Observation data (J2000 epoch)
- Constellation: Coma Berenices
- Right ascension: 13^{h} 01^{m} 26.1196^{s}
- Declination: +27° 53′ 09.602″
- Redshift: 0.018286; 5,482 km/s
- Distance: ca. 320 Mly
- Group or cluster: Coma Cluster
- Apparent magnitude (V): 13.04

Characteristics
- Type: SB(rs)ab
- Size: ~293,800 ly (90.07 kpc) (estimated)
- Apparent size (V): 2.5′ × 2.2′

Other designations
- UGC 8134, MCG +05-31-098, PGC 44899, CGCG 160-095

= NGC 4921 =

Galaxy in the constellation Coma Berenices

 NGC 4921 is a large barred spiral galaxy in the Coma Cluster, located in the constellation of Coma Berenices. It was discovered by German-British astronomer William Herschel on 11 April 1785. It is about 320 million light-years from Earth. The galaxy has a nucleus with a bar structure that is surrounded by a distinct ring of dust that contains recently formed, hot blue stars. The outer part consists of unusually smooth, poorly distinguished spiral arms.
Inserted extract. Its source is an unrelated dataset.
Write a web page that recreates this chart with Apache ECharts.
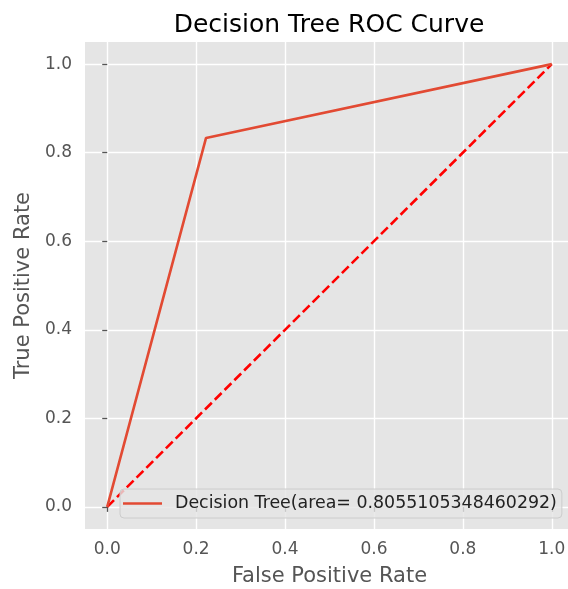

In 1976, the Canadian astronomer Sidney Van den Bergh categorized this galaxy as "anemic" because of the low rate at which stars are being formed. He noted that it has "an unusually low surface brightness and exhibits remarkably diffuse spiral arms". Nonetheless, it is the brightest spiral galaxy in the Coma Cluster.
This galaxy is located near the center of the cluster and has a high relative velocity (7,560 km/s) compared to the mean cluster velocity. When examined at the 21 cm wavelength Hydrogen line, NGC 4921 was found to be strongly H I deficient, indicating that it is low in hydrogen. The distribution of hydrogen has also been deeply perturbed toward the SE spiral arm and is less extended than the optical disk of the galaxy. This may have been caused by interaction with the intergalactic medium, which is stripping off the gas via ram pressure. Some filaments of gas that have been stripped away are falling back to the galaxy, making NGC 4921 possibly the first observational evidence of this fallback.

==Supernova==
One supernova has been observed in NGC 4921. On May 4, 1959, Milton Humason discovered SN 1959B (type unknown, mag. 18.5) in this galaxy using a Schmidt telescope at the Palomar Observatory. It appeared "quite far from the center" of the galaxy. The light curve proved similar to supernova SN 1987A in the Large Magellanic Cloud, and it displayed "unusual photometric behavior".